Dienstag, 9. Februar 2010

Schamanismus und Traum - Einleitung (4)

Im Schamanismus gibt es nun eine besondere Traumkultur: Hier ist der Traum das Devinationsintrument par excellence, und er gilt ebenso wie die Trance als Ort des Kontaktes mit den Geistern. Meist sind Schamanen für ihre Gruppe zentraler Angelpunkt zwischen der wachen Welt und der Traumwelt; sie träumen entweder der stellvertretend für das Kollektiv, oder sie müssen Träume ihrer Leute interpretieren und allenfalls mit rituellen Vorkehrungen darauf reagieren.



Nun treten aber die Träume der Schamanen nicht nur spontan und autonom auf wie die unseren, sie sind oft absichtlich herbeigeführt, und die Schamanen können deren Geschehen willentlich steuern. Wie dies im Prinzip allen Menschen möglich wäre, einige Begabungen vorausgesetzt, werde ich im vierten Kapitel aufzeigen.


Zum besseren Verständnis des geschilderten Traumgeschehens und seiner Relevanz für uns werde ich im Folgenden die Traumtheorie Sigmund Freuds und C.G. Jungs kurz skizzieren.

Freud befasste ich vor allem mit den >> seelischen Verkrümmungen <<, die die Prüderie der viktorianische Moralvorstellungen seiner Zeit in den Menschen verursacht hatten. Damit haben zwar indigen Schamanen kaum etwas am Hut, aber Freuds Traumverständnis soll hier dennoch erwähnt werden.

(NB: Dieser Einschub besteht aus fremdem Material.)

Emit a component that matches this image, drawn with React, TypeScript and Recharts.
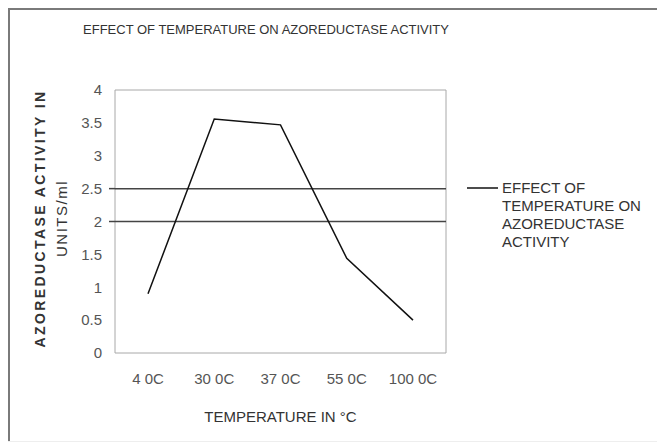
import { CartesianGrid, Label, Legend, Line, LineChart, ReferenceLine, XAxis, YAxis } from "recharts";

const temperatures = ["4 0C", "30 0C", "37 0C", "55 0C", "100 0C"];
const activity = [0.9, 3.56, 3.47, 1.44, 0.5];
const yTicks = [0, 0.5, 1, 1.5, 2, 2.5, 3, 3.5, 4];
const gridValues = [2, 2.5];

const seriesName = "EFFECT OF TEMPERATURE ON AZOREDUCTASE ACTIVITY";
const title = "EFFECT OF TEMPERATURE ON AZOREDUCTASE ACTIVITY";
const xTitle = "TEMPERATURE IN °C";
const yTitle = ["AZOREDUCTASE ACTIVITY IN", "UNITS/ml"];

const data = temperatures.map((t, i) => ({ temp: t, value: activity[i] }));

const FONT = '"Liberation Sans", Arial, sans-serif';
const W = 657;
const H = 434;
const LEGEND_W = 200;
// right margin leaves room for the legend, which recharts adds on top
const M = { top: 82, right: 219 - LEGEND_W, bottom: 59, left: 57 };
const Y_W = 50;
const X_H = 30;
const plotLeft = M.left + Y_W;
const plotRight = W - 219;
const plotTop = M.top;
const plotBottom = H - M.bottom - X_H;

function YTick(props: any) {
  const { x, y, payload } = props;
  const v = payload.value;
  return (
    <g>
      <text x={x - 13} y={y} dy="0.35em" textAnchor="end" fontSize={15} fill="#555" fontFamily={FONT}>
        {v}
      </text>
      {gridValues.includes(v) ? <line x1={x - 6} x2={x} y1={y} y2={y} stroke="#444" strokeWidth={1.5} /> : null}
    </g>
  );
}

function XTitle(props: any) {
  const vb = props.viewBox;
  return (
    <text x={vb.x + vb.width / 2} y={vb.y + 64} dy="0.35em" textAnchor="middle" fontSize={15} fill="#333" fontFamily={FONT}>
      {xTitle}
    </text>
  );
}

function YTitle(props: any) {
  const vb = props.viewBox;
  const cy = vb.y + vb.height / 2 - 3;
  const x1 = vb.x - 25;
  const x2 = vb.x - 3;
  return (
    <g fontFamily={FONT} fill="#333">
      <text x={x1} y={cy} dy="0.35em" textAnchor="middle" fontSize={14} fontWeight="bold" letterSpacing={2.4} transform={`rotate(-90 ${x1} ${cy})`}>
        {yTitle[0]}
      </text>
      <text x={x2} y={cy} dy="0.35em" textAnchor="middle" fontSize={15} letterSpacing={1.5} transform={`rotate(-90 ${x2} ${cy})`}>
        {yTitle[1]}
      </text>
    </g>
  );
}

function LegendBox() {
  return (
    <div style={{ display: "flex", alignItems: "flex-start", fontFamily: FONT }}>
      <svg width={35} height={18} style={{ flex: "none" }}>
        <line x1={0} x2={31} y1={9} y2={9} stroke="#111" strokeWidth={1.5} />
      </svg>
      <div style={{ width: 160, fontSize: 15, lineHeight: "18px", color: "#333" }}>{seriesName}</div>
    </div>
  );
}

export default function App() {
  return (
    <div style={{ position: "relative", width: W, height: H, background: "#fff" }}>
      <div style={{ position: "absolute", left: 0, top: 0, right: 0, height: 2, background: "#7a7a7a" }} />
      <div style={{ position: "absolute", left: 0, top: 0, bottom: 0, width: 2, background: "#7a7a7a" }} />
      <div style={{ position: "absolute", left: 0, bottom: 0, right: 0, height: 1, background: "#eee" }} />
      <div
        style={{
          position: "absolute",
          left: 0,
          top: 14,
          width: 516,
          textAlign: "center",
          fontFamily: FONT,
          fontSize: 13,
          lineHeight: "16px",
          color: "#333",
          zIndex: 2,
        }}
      >
        {title}
      </div>
      <LineChart width={W} height={H} data={data} margin={M}>
        <CartesianGrid
          stroke="#a8a8a8"
          horizontalPoints={[plotTop, plotBottom]}
          verticalPoints={[plotLeft, plotRight]}
        />
        <XAxis
          dataKey="temp"
          height={X_H}
          padding={{ left: 33, right: 33 }}
          tickSize={0}
          tickMargin={20}
          axisLine={false}
          tick={{ fontSize: 15, fill: "#555", fontFamily: FONT }}
        >
          <Label content={<XTitle />} />
        </XAxis>
        <YAxis
          width={Y_W}
          domain={[0, 4]}
          ticks={yTicks}
          tickSize={0}
          tickMargin={0}
          axisLine={false}
          tick={<YTick />}
        >
          <Label content={<YTitle />} />
        </YAxis>
        {gridValues.map((v) => (
          <ReferenceLine key={v} y={v} stroke="#444" strokeWidth={1.5} />
        ))}
        <Legend
          layout="vertical"
          align="right"
          verticalAlign="middle"
          content={<LegendBox />}
          wrapperStyle={{ position: "absolute", left: 459, top: 171, width: LEGEND_W }}
        />
        <Line
          type="linear"
          dataKey="value"
          name={seriesName}
          stroke="#111"
          strokeWidth={1.5}
          dot={false}
          isAnimationActive={false}
        />
      </LineChart>
    </div>
  );
}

Für Freud ist der Traum einer Erfüllung von unbewussten, weil verdrängten infantilen Wünschen. Sogar Unlustträume sieht er so, weil die Wunscherfüllung einen peinlichen Affekt wie etwa Scham auslöst. In der Regel wird dieser Affekt durch ein Traumzensur verhindert, die keine verbotenen Wünsche in den manifesten Traum gelangen lässt.

Diese Wünsch werden auf diese Weise durch Verschiebung und Verdichtung in eine andere Form gebracht, die für den Träumer annehmbar ist, so dass sein Schlaf nicht gestört wird. Freud unterscheidet zwischen den manifesten Trauminhalt (dem erinnerten Traumgeschehen) und den latenten Traumgedanken (den dahinter liegenden Wunschgedanken), die durch die Deutungen erschlossen werden müssen. Er betont sehr stark die sexuellen Triebwünsche im Traum und sieht die Deutungen ausschließlich unter einen kausalen Aspekt, d.h., er erkennt aus Konflikten und Verdrängungen der Vergangenheit mit Hilfe des Kontextes des Uraschen gegenwärtiger Neurosen.

C.G. Jung hat sich viel mit Schamanismus und Religionsgeschichte beschäftigt, er hat unsere psychischen Wurzeln erforscht und neue Zugänge zu ihnen erschlossen, die enge mit dem Schamanismus verwandt sind. Mit diesen Analogien habe ich mich in diesem Buch ebenfalls befasst, weil dieser Weg für uns ohne weiteres zugänglich ist.